We think limiting this to one range per DMABUF isn't enough, i.e. supporting multiple ranges will be a benefit.
Bumping vm_pgoff to then reuse vfio_pci_mmap_ops is a really nice suggestion for the simplest case, but can't support multiple ranges; the .fault() needs to be aware of the non-linear DMABUF layout.
Sigh, yes that's right we have the non-linear thing, and if you need that to work it can't use the existing code.
I actually would like to go the other way and have VFIO always have a DMABUF under the VMA's it mmaps because that will make it easy to finish the type1 emulation which requires finding dmabufs for the VMAs.
This is a still better idea since it avoid duplicating the VMA flow into two parts..
Putting aside the above point of needing a new .fault() able to find a PFN for >1 range for a mo, how would the test of the revoked flag work w.r.t. synchronisation and protecting against a racing revoke? It's not safe to take memory_lock, test revoked, unlock, then hand over to the existing vfio_pci_mmap_*fault() -- which re-takes the lock. I'm not quite seeing how we could reuse the existing vfio_pci_mmap_*fault(), TBH. I did briefly consider refactoring that existing .fault() code, but that makes both paths uglier.
More reasons to do the above..
Possibly for this use case you can keep that and do a global unmap and rely on fault to restore the mmaps that were not revoked.

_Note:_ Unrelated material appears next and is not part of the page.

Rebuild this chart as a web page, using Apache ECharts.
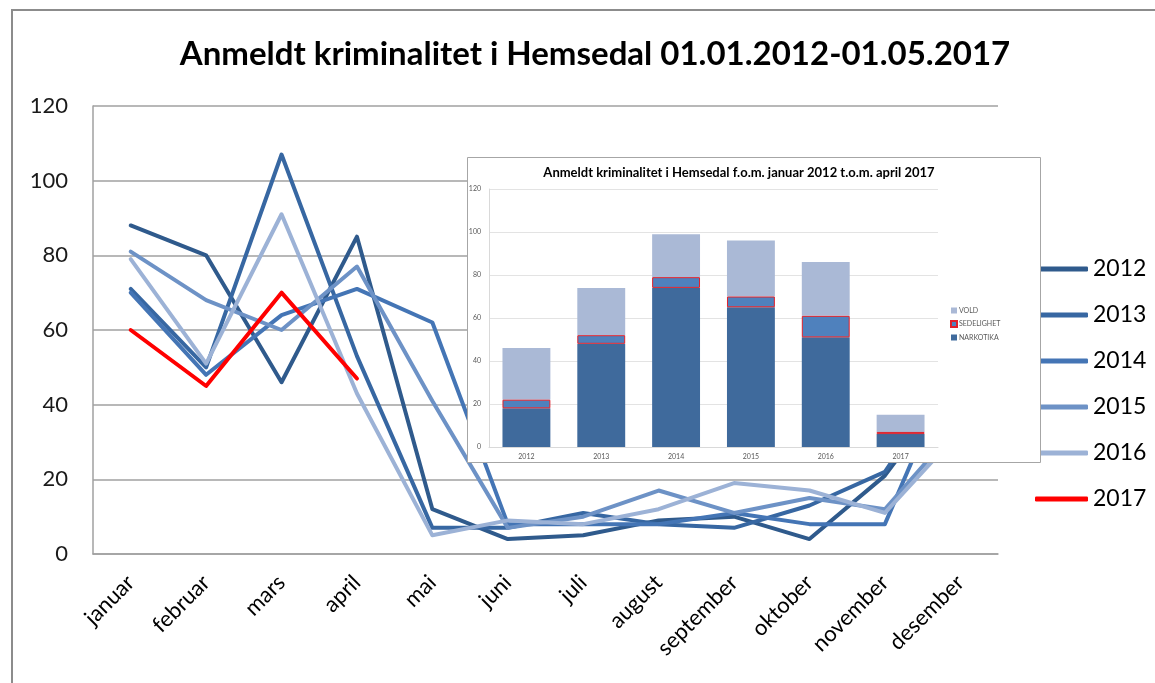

Hm, that'd be functional, but we should consider huge BARs with a lot of PTEs (even huge ones); zapping all BARs might noticeably disturb other clients. But see my query below please, if we could zap just the resource being reclaimed that would be preferable.
Hurm. Otherwise you have to create a bunch of address spaces and juggle them.
Otherwise functions like vfio_pci_zap_bars() doesn't work correctly any more and that usually creates a huge bunch of problems.
I'd reasoned it was OK for the DMABUF to have its own unique address space -- even though IIUC that means an unmap_mapping_range() by vfio_pci_core_device won't affect a DMABUF's mappings -- because anything that needs to zap a BAR _also_ must already plan to notify DMABUF importers via vfio_pci_dma_buf_move(). And then, vfio_pci_dma_buf_move() will zap the mappings.
That might be correct, but if then it is yet another reason to do the first point and remove the shared address_space fully.
Basically one mmap flow that always uses dma-buf and always uses a per-dma-buf address space with a per-FD revoke and so on and so forth.
This way there is still one of everything, we just pay a bit of cost to automatically create a dmabuf file * in the existing path.
Are there paths that _don't_ always pair vfio_pci_zap_bars() with a vfio_pci_dma_buf_move()?
There should not be.
Jason